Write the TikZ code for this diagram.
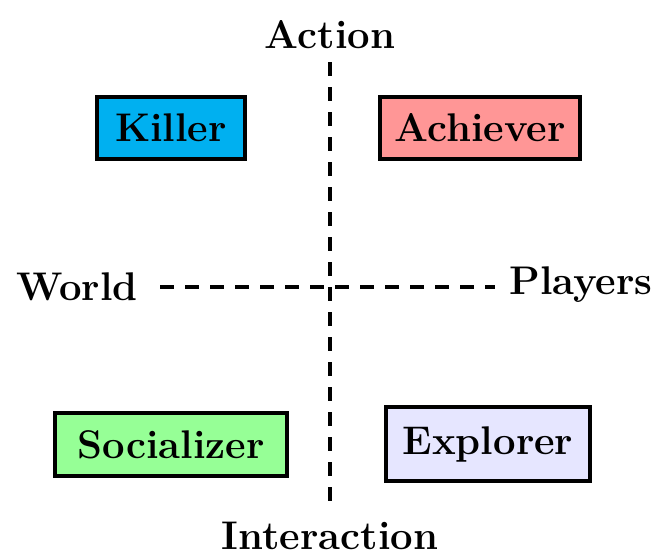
\documentclass[tikz,border=0pt]{standalone}
\usetikzlibrary{positioning}
\definecolor{killerc}{RGB}{0,176,240}
\definecolor{achc}{RGB}{255,150,150}
\definecolor{socc}{RGB}{150,255,150}
\definecolor{expc}{RGB}{230,230,255}
\begin{document}
\begin{tikzpicture}[x=1pt,y=-1pt,
  typebox/.style={draw=black,line width=3.5pt,inner sep=0pt,font=\fontsize{40}{44}\selectfont\bfseries},
  axislabel/.style={inner sep=0pt,font=\fontsize{40}{44}\selectfont\bfseries},
  axis/.style={line width=3.5pt,dash pattern=on 14pt off 11pt}]
\useasboundingbox (0,0) rectangle (671,558);
\node[axislabel] (action) at (330,35) {Action};
\node[axislabel] (inter) at (330,536) {Interaction};
\node[axislabel] (world) at (77,287) {World};
\node[axislabel] (players) at (581,285) {Players};
\coordinate (vtop) at (330,62);
\coordinate (vbot) at (330,505);
\coordinate (hleft) at (160,287);
\coordinate (hright) at (495,287);
\draw[axis] (vtop) -- (vbot);
\draw[axis] (hleft) -- (hright);
\node[typebox,fill=killerc,minimum width=148pt,minimum height=62pt] (killer) at (171,128) {Killer};
\node[typebox,fill=achc,minimum width=200pt,minimum height=62pt] (achiever) at (480,128) {Achiever};
\node[typebox,fill=socc,minimum width=232pt,minimum height=63pt] (social) at (171,444.5) {Socializer};
\node[typebox,fill=expc,minimum width=204pt,minimum height=74pt] (explorer) at (488,444) {Explorer};
\end{tikzpicture}
\end{document}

• • • • •

## [The exercise]
Quote every line word for word and keep the images out of the copy.

## [Reply]
Write the TikZ code for this diagram.
\documentclass[tikz,border=0pt]{standalone}
\usetikzlibrary{positioning}
\definecolor{killerc}{RGB}{0,176,240}
\definecolor{achc}{RGB}{255,150,150}
\definecolor{socc}{RGB}{150,255,150}
\definecolor{expc}{RGB}{230,230,255}
\begin{document}
\begin{tikzpicture}[x=1pt,y=-1pt,
  typebox/.style={draw=black,line width=3.5pt,inner sep=0pt,font=\fontsize{40}{44}\selectfont\bfseries},
  axislabel/.style={inner sep=0pt,font=\fontsize{40}{44}\selectfont\bfseries},
  axis/.style={line width=3.5pt,dash pattern=on 14pt off 11pt}]
\useasboundingbox (0,0) rectangle (671,558);
\node[axislabel] (action) at (330,35) {Action};
\node[axislabel] (inter) at (330,536) {Interaction};
\node[axislabel] (world) at (77,287) {World};
\node[axislabel] (players) at (581,285) {Players};
\coordinate (vtop) at (330,62);
\coordinate (vbot) at (330,505);
\coordinate (hleft) at (160,287);
\coordinate (hright) at (495,287);
\draw[axis] (vtop) -- (vbot);
\draw[axis] (hleft) -- (hright);
\node[typebox,fill=killerc,minimum width=148pt,minimum height=62pt] (killer) at (171,128) {Killer};
\node[typebox,fill=achc,minimum width=200pt,minimum height=62pt] (achiever) at (480,128) {Achiever};
\node[typebox,fill=socc,minimum width=232pt,minimum height=63pt] (social) at (171,444.5) {Socializer};
\node[typebox,fill=expc,minimum width=204pt,minimum height=74pt] (explorer) at (488,444) {Explorer};
\end{tikzpicture}
\end{document}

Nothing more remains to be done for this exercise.